Le dimanche des mères – Graham Swift


Les traditions ont la vie dure dans le verdoyant Royaume-Uni. Ainsi, dans cette période d’entre-deux-guerres (en ce dimanche de Mars 1924 exactement), est-il de coutume pour les familles aristocratiques de donner cette journée en congés à leurs domestiques afin qu’ils puissent rendre visite à leurs mères. Noble attention d’une classe qui vit encore dans le luxe et dépend de toute une armée de petites mains pour mener une existence plus ou moins hors du temps.

Jane, jeune femme employée par l’une de ces familles, ne sait trop comment occuper cette superbe journée ensoleillée et printanière car elle fut abandonnée à sa naissance et n’a donc pas de mère à qui rendre visite. Alors qu’elle s’apprêtait à s’adonner à sa passion, la lecture, elle reçoit un coup de fil de Paul, le fils de bonne famille de la propriété voisine.

Jane et Paul ont le même âge et sont amants depuis des années. Un amour secret, vécu caché dans les étables ou les jardins. Un amour qui va ce jour prendre une tournure à jamais particulière car Paul, après avoir vidé sa demeure de tous ses résidents sous des prétextes divers, demande à sa belle de venir lui rendre visite dans sa chambre. Un interdit impensable vécu comme une combinaison de rêve, de fulgurance sensuelle, de profanation et de revanche magnifiquement évoquée par Graham Swift dans des pages à la fois érotiques et un brin perverses ou profanatrices.

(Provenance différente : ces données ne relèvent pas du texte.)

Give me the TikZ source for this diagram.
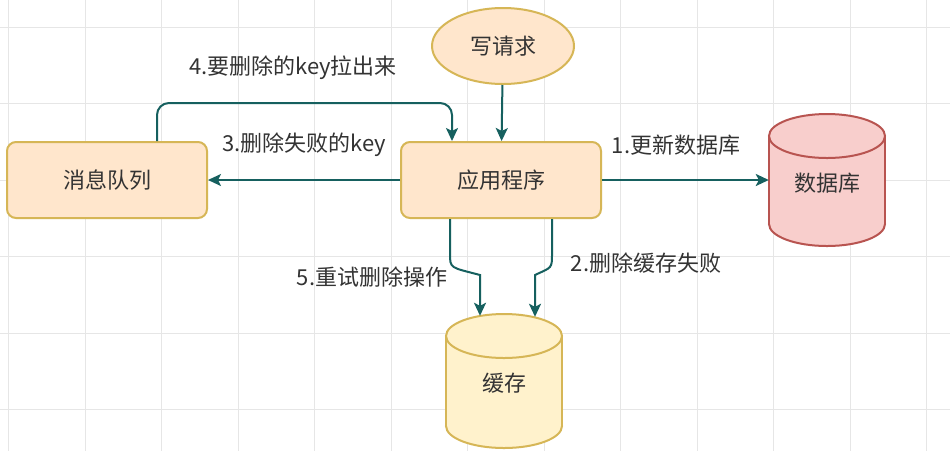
\documentclass[tikz,border=0pt]{standalone}
\usepackage{fontspec}
\setmainfont{Noto Sans CJK SC}
\usetikzlibrary{arrows.meta,calc,shapes.geometric}
\definecolor{arrowc}{HTML}{16605F}
\definecolor{txt}{HTML}{333333}
\definecolor{boxfill}{HTML}{FFE6CC}
\definecolor{boxline}{HTML}{D6B656}
\definecolor{cachefill}{HTML}{FFF2CC}
\definecolor{dbfill}{HTML}{F8CECC}
\definecolor{dbline}{HTML}{B85450}
\definecolor{gridc}{HTML}{E6E6E6}
\tikzset{
  base/.style={font=\fontsize{22}{26}\selectfont, text=txt},
  procbox/.style={base, draw=boxline, fill=boxfill, line width=2pt, rounded corners=9pt, minimum width=200pt, minimum height=76pt, inner sep=0pt},
  ovalnode/.style={base, ellipse, draw=boxline, fill=boxfill, line width=2pt, minimum width=142pt, minimum height=76pt, inner sep=0pt},
  lbl/.style={base, inner sep=0pt},
  arr/.style={draw=arrowc, line width=2pt, -{Stealth[length=13pt,width=12pt,inset=3pt]}},
}
\begin{document}
\begin{tikzpicture}[x=1pt,y=-1pt]
\useasboundingbox (0,0) rectangle (950,451);
\fill[white] (0,0) rectangle (950,451);
% grid
\foreach \gx in {8.5,85,161.5,238,314.5,391,467.5,544,620.5,697,773.5,850,926.5}
  \draw[gridc, line width=1pt] (\gx,0) -- (\gx,451);
\foreach \gy in {27,103.5,180,256.5,333,409.5}
  \draw[gridc, line width=1pt] (0,\gy) -- (950,\gy);

% nodes
\node[ovalnode] (req) at (503,46) {写请求};
\node[procbox] (app) at (501,180) {应用程序};
\node[procbox] (mq) at (107,180) {消息队列};

% database cylinder
\node[inner sep=0pt, minimum width=116pt, minimum height=132pt] (db) at (827,180) {};
\fill[dbfill, draw=dbline, line width=2pt] (827,224) ellipse [x radius=58, y radius=22];
\fill[dbfill] (769,136) rectangle (885,224);
\draw[dbline, line width=2pt] (769,136) -- (769,224) (885,136) -- (885,224);
\fill[dbfill, draw=dbline, line width=2pt] (827,136) ellipse [x radius=58, y radius=22];
\node[base] at (827,183) {数据库};

% cache cylinder
\node[inner sep=0pt, minimum width=116pt, minimum height=134pt] (cache) at (504,381) {};
\fill[cachefill, draw=boxline, line width=2pt] (504,426) ellipse [x radius=58, y radius=22];
\fill[cachefill] (446,336) rectangle (562,426);
\draw[boxline, line width=2pt] (446,336) -- (446,426) (562,336) -- (562,426);
\fill[cachefill, draw=boxline, line width=2pt] (504,336) ellipse [x radius=58, y radius=22];
\node[base] at (504,383) {缓存};

% connectors
\draw[arr] (req) -- (app);
\draw[arr] (app) -- (db.west);
\draw[arr] (app) -- (mq);
\coordinate (c4) at (300,103);
\draw[arr, rounded corners=12pt] ([xshift=50pt]mq.north) |- (c4) -| ([xshift=-49pt]app.north);
\draw[arr] ([xshift=-51pt]app.south) -- ++(0,34) .. controls ++(0,16) and ++(-30,-8) .. ++(30,22) -- ([xshift=-24pt,yshift=-2pt]cache.north);
\draw[arr] ([xshift=51pt]app.south) -- ++(0,34) .. controls ++(0,16) and ++(17,-8) .. ++(-17,22) -- ([xshift=31pt,yshift=-3pt]cache.north);

% labels
\node[lbl] (l4) at (293,68) {4.要删除的key拉出来};
\node[lbl] (l3) at (304,145) {3.删除失败的key};
\node[lbl] (l1) at (676,145) {1.更新数据库};
\node[lbl] (l2) at (646,263) {2.删除缓存失败};
\node[lbl] (l5) at (372,277) {5.重试删除操作};
\end{tikzpicture}
\end{document}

Il ne peut y avoir aucun espoir dans cet amour de jeunesse et des corps. Tout les oppose : leurs classes, leur éducation, les conventions sociales. Et puis, d’ailleurs, Paul doit aussitôt rejoindre cette fiancée imposée par les familles alliant leurs intérêts. Une fille qu’il n’aime pas mais dont il sait bien qu’il n’aura d’autre choix que de respecter ce qu’on lui impose. Sauf que la vie réserve bien des surprises et des drames comme nous l’apprendrons bientôt et que les destins des amants interdits n’auront rien de prévisible.

Avec un sens de l’économie et de la justesse des mots, de façon pudique mais éminemment évocatrice, Graham Swift met en scène un monde qui ne sait pas encore qu’il est en voie de disparition. C’est un ultime ballet social d’une époque révolue auquel nous assistons pour notre plus grand plaisir littéraire.